How does C know the end of my string?

Question

I have a program in which I wanted to remove the spaces from a string. I wanted to find an elegant way to do so, so I found the following (I've changed it a little so it could be better readable) code in a forum:

char* line_remove_spaces (char* line)
{
    char *non_spaced = line;
    int i;
    int j = 0;
    for (i = 0; i <= strlen(line); i++)
    {
        if ( line[i] != ' ' )
        {
            non_spaced[j] = line[i];
            j++;
        }
    }
    return non_spaced;
}

As you can see, the function takes a string and, using the same allocated memory space, selects only the non-spaced characters. It works!

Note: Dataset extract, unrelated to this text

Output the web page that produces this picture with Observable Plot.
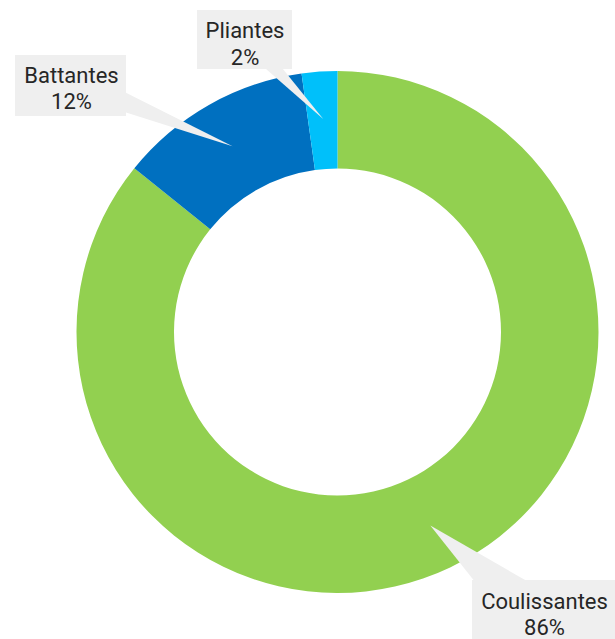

Anyway, according to Wikipedia, a string in C is a "Null-terminated string". I always thought this way and everything was good. But the problem is: we put no "null-character" in the end of the non_spaced string. And somehow the compiler knows that it ends at the last character changed by the "non_spaced" string. How does it know?

Answer 1

This does not happen by magic. You have in your code:

for (i = 0; i <= strlen(line); i++)
              ^^

The loop index i runs till strlen(line) and at this index there is a nul character in the character array and this gets copied as well. As a result your end result has nul character at the desired index.

If you had

for (i = 0; i < strlen(line); i++)
              ^^

then you had to put the nul character manually as:

for (i = 0; i < strlen(line); i++)
{
    if ( line[i] != ' ' )
    {
        non_spaced[j] = line[i];
        j++;
    }
}
// put nul character
line[j] = 0;

Answer 2

Others have answered your question already, but here is a faster, and perhaps clearer version of the same code:

void line_remove_spaces (char* line)
{
  char* non_spaced = line;

  while(*line != '\0')
  {
    if(*line != ' ')
    {
      *non_spaced = *line;
      non_spaced++;
    }

    line++;
  }

  *non_spaced = '\0';
}

Answer 3

The loop uses <= strlen so you will copy the null terminator as well (which is at i == strlen(line)).

Answer 4

You could try it. Debug it while it is processing a string containing only one space: " ". Watch carefully what happens to the index i.

Answer 5

How do you know that it "knows"? The most likely scenario is that you're simply having luck with your undefined behavior, and that there is a '\0'-character after the valid bytes of line end.

It's also highly likely that you're not seeing spaces at the end, which might be printed before hitting the stray "lucky '\0'".

A few other points:

• There's no need to write this using indexing.
• It's not very efficient to call strlen() on each loop iteration.
• You might want to use isspace() to remove more whitespace characters.

Here's how I would write it, using isspace() and pointers:

char * remove_spaces(char *str)
{
  char *ret = str, *put = str;

  for(; *str != '\0'; str++)
  {
    if(!isspace((unsigned char) *str)
      *put++ = *str;
  }
  *put = '\0';

  return ret;
}

Note that this does terminate the space-less version of the string, so the returned pointer is guaranteed to point at a valid string.

Answer 6

The string parameter of your function is null-terminated, right? And in the loop, the null character of the original string get also copied into the non spaced returned string. So the non spaced string is actually also null-terminated!

For your compiler, the null character is just another binary data that doesn't get any special treatment, but it's used by string APIs as a handy character to easily detect end of strings.

Answer 7

If you use the <= strlen(line), the length of the strlen(line) include the '\0' so your program can work. You can use debug and run analysis.